Gendered Citizenship in Sudan: Competing Perceptions of Women's Civil Rights within the Family Laws among Northern and Southern Elites in Khartoum
Abstract
In classical political thought, citizenship is a gender-neutral abstract personhood. This concept does not travel well when discussing the citizenship of women in the Middle East and Northern Africa. In Sudan, women’s civil rights are formed and applied by the religious communities—Islamic, Christian, and traditional African beliefs – thereby creating a gendered citizenship that not only has led to the absence of “equality before the law” between men and women in general but also between Sudanese women across religious and tribal affiliation.
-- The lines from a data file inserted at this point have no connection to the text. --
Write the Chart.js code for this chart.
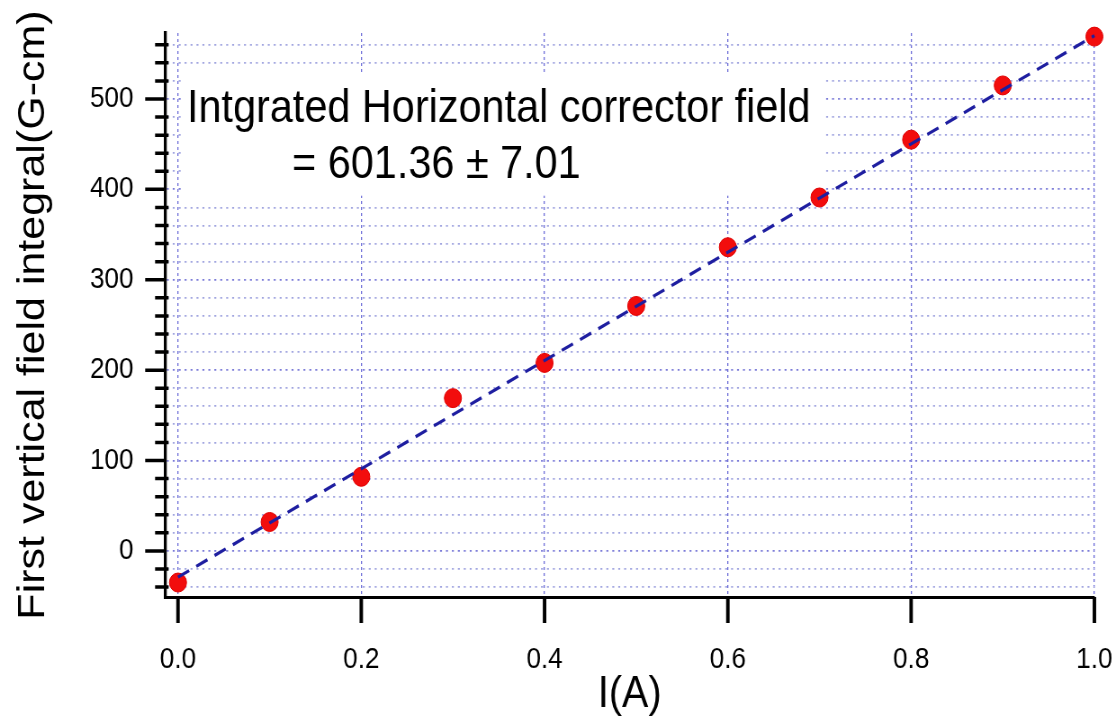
<!DOCTYPE html>
<html>
<head>
<meta charset="utf-8">
<script src="https://cdn.jsdelivr.net/npm/chart.js@4"></script>
<style>
  html, body { margin: 0; padding: 0; background: #fff; }
  canvas { display: block; }
</style>
</head>
<body>
<!-- the plot is drawn wide and squeezed to 1116px, like the original image -->
<canvas id="grafico" width="1240" height="721" style="width:1116px;height:721px"></canvas>
<script>
const currents = [0.0, 0.1, 0.2, 0.3, 0.4, 0.5, 0.6, 0.7, 0.8, 0.9, 1.0];
const fieldIntegral = [-35, 32, 82, 169, 208, 271, 336, 391, 455, 515, 569];

const fitX = [0, 1];
const fitY = [-29, 570];

const xTicks = [0, 0.2, 0.4, 0.6, 0.8, 1.0];
const yLabels = [0, 100, 200, 300, 400, 500];
const yMinorTicks = [-40, -20, 0, 20, 40, 60, 80, 100, 120, 140, 160, 180, 200, 220, 240, 260, 280,
  300, 320, 340, 360, 380, 400, 420, 440, 460, 480, 500, 520, 540, 560];

const note = ["Intgrated Horizontal corrector field", "= 601.36 ± 7.01"];

const FONT = "'Liberation Sans', Arial, Helvetica, sans-serif";
const SQ = 0.9; // horizontal squeeze of the canvas

function noPadding(scale) {
  scale.paddingTop = 0;
  scale.paddingBottom = 0;
  scale.paddingLeft = 0;
  scale.paddingRight = 0;
}

const annotation = {
  id: "annotation",
  beforeDatasetsDraw(chart) {
    const { ctx, scales: { x, y } } = chart;
    ctx.save();
    ctx.fillStyle = "#fff";
    const x0 = x.getPixelForValue(0.006);
    const x1 = x.getPixelForValue(0.705);
    const y0 = y.getPixelForValue(527);
    const y1 = y.getPixelForValue(393);
    ctx.fillRect(x0, y0, x1 - x0, y1 - y0);

    ctx.fillStyle = "#000";
    ctx.font = "46px " + FONT;
    ctx.textBaseline = "alphabetic";
    ctx.textAlign = "left";
    ctx.fillText(note[0], x.getPixelForValue(0.0098), y.getPixelForValue(474));
    ctx.fillText(note[1], x.getPixelForValue(0.1245), y.getPixelForValue(413));
    ctx.restore();
  },
  afterDraw(chart) {
    // tick marks: long ones at labelled values, short ones between
    const { ctx, chartArea, scales: { x, y } } = chart;
    ctx.save();
    ctx.strokeStyle = "#000";
    ctx.lineWidth = 3.5;
    ctx.beginPath();
    yMinorTicks.forEach((v) => {
      const py = y.getPixelForValue(v);
      if (yLabels.includes(v)) {
        ctx.moveTo(chartArea.left - 22, py);
        ctx.lineTo(chartArea.left, py);
      } else {
        ctx.moveTo(chartArea.left - 11, py);
        ctx.lineTo(chartArea.left + 4, py);
      }
    });
    ctx.stroke();
    ctx.lineWidth = 3.5 / SQ;
    ctx.beginPath();
    xTicks.forEach((v) => {
      const px = x.getPixelForValue(v);
      ctx.moveTo(px, chartArea.bottom);
      ctx.lineTo(px, chartArea.bottom + 26);
    });
    ctx.stroke();
    ctx.restore();
  }
};

new Chart(document.getElementById("grafico"), {
  type: "scatter",
  data: {
    datasets: [
      {
        label: "fit",
        data: fitX.map((v, i) => ({ x: v, y: fitY[i] })),
        showLine: true,
        borderColor: "#1e1ea0",
        borderWidth: 3.2,
        borderDash: [14, 9],
        pointRadius: 0,
        clip: false
      },
      {
        label: "data",
        data: currents.map((v, i) => ({ x: v, y: fieldIntegral[i] })),
        backgroundColor: "#f20d0d",
        borderColor: "#e00000",
        borderWidth: 1,
        pointRadius: 9.5,
        clip: false
      }
    ]
  },
  options: {
    responsive: false,
    animation: false,
    layout: { padding: { top: 33, right: 24, bottom: 0, left: 0 } },
    plugins: {
      legend: { display: false },
      tooltip: { enabled: false }
    },
    scales: {
      x: {
        type: "linear",
        min: -0.0142,
        max: 1.0,
        afterFit: (scale) => { scale.height = 124; noPadding(scale); },
        afterBuildTicks: (scale) => { scale.ticks = xTicks.map((v) => ({ value: v })); },
        ticks: {
          padding: 46,
          autoSkip: false,
          color: "#000",
          font: { family: FONT, size: 29 },
          maxRotation: 0,
          callback: (v) => v.toFixed(1)
        },
        grid: {
          drawTicks: false,
          color: "#6e6ed8",
          lineWidth: 1.3
        },
        border: { display: true, color: "#000", width: 3, dash: [3, 3] },
        title: {
          display: true,
          text: "I(A)",
          color: "#000",
          font: { family: FONT, size: 44 },
          padding: { top: 0, bottom: 0 }
        }
      },
      y: {
        min: -51,
        max: 573,
        afterFit: (scale) => { scale.width = 183.3; noPadding(scale); },
        afterBuildTicks: (scale) => { scale.ticks = yMinorTicks.map((v) => ({ value: v })); },
        ticks: {
          padding: 35,
          autoSkip: false,
          color: "#000",
          font: { family: FONT, size: 29 },
          callback: (v) => (yLabels.includes(v) ? String(v) : "")
        },
        grid: {
          drawTicks: false,
          color: (c) => (c.tick && c.tick.value % 100 === 0 ? "#7c7cd8" : "#a2a6e0"),
          lineWidth: 1.8
        },
        border: { display: true, color: "#000", width: 3.3, dash: [2.2, 4.4] },
        title: {
          display: true,
          text: "First vertical field integral(G-cm)",
          color: "#000",
          font: { family: FONT, size: 43 },
          padding: { top: 11, bottom: 0 }
        }
      }
    }
  },
  plugins: [annotation]
});
</script>
</body>
</html>
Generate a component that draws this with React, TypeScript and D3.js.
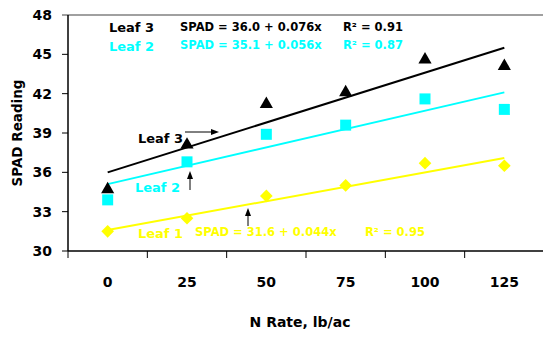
import React from 'react';
import * as d3 from 'd3';

// N rate categories (lb/ac)
const nRates = [0, 25, 50, 75, 100, 125];

// SPAD readings per leaf
const leaf3 = [34.7, 38.1, 41.2, 42.1, 44.6, 44.1];
const leaf2 = [33.9, 36.8, 38.9, 39.6, 41.6, 40.8];
const leaf1 = [31.5, 32.5, 34.2, 35.0, 36.7, 36.5];

// fitted lines: SPAD = a + b*x
const intercepts = [36.0, 35.1, 31.6];
const slopes = [0.076, 0.056, 0.044];

const yTicks = [30, 33, 36, 39, 42, 45, 48];

const W = 543;
const H = 339;
const left = 68;
const right = 544;
const top = 15;
const bottom = 251;

const FONT = '"DejaVu Sans", Verdana, sans-serif';
const CYAN = '#00ffff';
const YELLOW = '#ffff00';

const App = () => {
  const x = d3.scaleLinear().domain([-12.5, 137.5]).range([left, right]);
  const y = d3.scaleLinear().domain([30, 48]).range([bottom, top]);

  const bandEdges = d3.range(-12.5, 150, 25);

  const fit = (i: number) =>
    d3.line<number>()
      .x(d => x(d))
      .y(d => y(intercepts[i] + slopes[i] * d))([nRates[0], nRates[nRates.length - 1]]) || '';

  const tri = d3.symbol().type(d3.symbolTriangle).size(75)() || '';
  const sq = d3.symbol().type(d3.symbolSquare).size(121)() || '';
  const dia = d3.symbol().type(d3.symbolSquare).size(80)() || '';

  const arrowRight = (x1: number, x2: number, yy: number) => (
    <g>
      <line x1={x1} y1={yy} x2={x2 - 6} y2={yy} stroke="#000" strokeWidth={1} />
      <path d={`M${x2},${yy} L${x2 - 8},${yy - 3} L${x2 - 8},${yy + 3} Z`} fill="#000" />
    </g>
  );
  const arrowUp = (xx: number, y1: number, y2: number) => (
    <g>
      <line x1={xx} y1={y1} x2={xx} y2={y2 + 6} stroke="#000" strokeWidth={1} />
      <path d={`M${xx},${y2} L${xx - 3},${y2 + 8} L${xx + 3},${y2 + 8} Z`} fill="#000" />
    </g>
  );

  return (
    <svg width={W} height={H} style={{ position: 'absolute', left: 0, top: 0, background: '#fff' }}
      fontFamily={FONT} fontWeight="bold">
      {/* frame */}
      <line x1={62} x2={W} y1={top} y2={top} stroke="#808080" strokeWidth={1.5} />
      <line x1={left} x2={left} y1={top} y2={bottom} stroke="#000" strokeWidth={1.5} />
      <line x1={left} x2={W} y1={bottom} y2={bottom} stroke="#000" strokeWidth={1.5} />

      {/* y ticks */}
      {yTicks.map(t => (
        <g key={t}>
          {t !== 48 && <line x1={62} x2={left} y1={y(t)} y2={y(t)} stroke="#000" strokeWidth={1} />}
          <text x={52} y={y(t)} dy="0.36em" textAnchor="end" fontSize={14}>{t}</text>
        </g>
      ))}
      {/* x ticks */}
      {bandEdges.map(e => (
        <line key={e} x1={x(e)} x2={x(e)} y1={bottom} y2={bottom + 7} stroke="#000" strokeWidth={1} />
      ))}
      {nRates.map(r => (
        <text key={r} x={x(r)} y={287} textAnchor="middle" fontSize={14}>{r}</text>
      ))}

      <text transform={`translate(22,${(top + bottom) / 2}) rotate(-90)`} textAnchor="middle" fontSize={13.5}>SPAD Reading</text>
      <text x={300} y={327} textAnchor="middle" fontSize={14}>N Rate, lb/ac</text>

      {/* regression lines */}
      <path d={fit(0)} stroke="#000" strokeWidth={2} fill="none" />
      <path d={fit(1)} stroke={CYAN} strokeWidth={2} fill="none" />
      <path d={fit(2)} stroke={YELLOW} strokeWidth={2} fill="none" />

      {/* markers */}
      {nRates.map((r, i) => (
        <g key={r}>
          <path d={dia} transform={`translate(${x(r)},${y(leaf1[i])}) rotate(45)`} fill={YELLOW} />
          <path d={sq} transform={`translate(${x(r)},${y(leaf2[i])})`} fill={CYAN} />
          <path d={tri} transform={`translate(${x(r)},${y(leaf3[i])})`} fill="#000" />
        </g>
      ))}

      {/* legend block */}
      <text x={109} y={32} fontSize={13} fill="#000">Leaf 3</text>
      <text x={180} y={31} fontSize={11.5} fill="#000">SPAD = 36.0 + 0.076x</text>
      <text x={343} y={31} fontSize={11.5} fill="#000">R² = 0.91</text>
      <text x={109} y={51} fontSize={13} fill={CYAN}>Leaf 2</text>
      <text x={180} y={49} fontSize={11.5} fill={CYAN}>SPAD = 35.1 + 0.056x</text>
      <text x={343} y={49} fontSize={11.5} fill={CYAN}>R² = 0.87</text>

      {/* in-plot labels */}
      <text x={138} y={143} fontSize={13} fill="#000">Leaf 3</text>
      {arrowRight(185, 219, 132)}
      <text x={135} y={192} fontSize={13} fill={CYAN}>Leaf 2</text>
      {arrowUp(190, 190, 171)}
      <text x={138} y={238} fontSize={13} fill={YELLOW}>Leaf 1</text>
      {arrowUp(248, 226, 208)}
      <text x={195} y={236} fontSize={11.5} fill={YELLOW}>SPAD = 31.6 + 0.044x</text>
      <text x={365} y={236} fontSize={11.5} fill={YELLOW}>R² = 0.95</text>
    </svg>
  );
};

export default App;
In contrast to the general literature on women’s rights and Sudan, which focuses on Islamic family law exclusively, I conduct a comparative study of the competing perceptions of women’s civil rights among northern and southern elites who practice Islamic family law and traditional laws in Khartoum. The findings suggest that the traditional laws provide fewer women’s civil rights than Islamic family law. I argue further that changing the gendered structure of the traditional family laws from within is more difficult for southern Sudanese women, because traditional laws are oral not written and no associated state authority can negotiate new rights. The lack of codification thwarts change. This qualitative study is based on primary sources in Arabic and English as well as semi-structured interviews conducted in Khartoum in November 2006 and February-March 2007 with members of northern and southern Sudanese elites.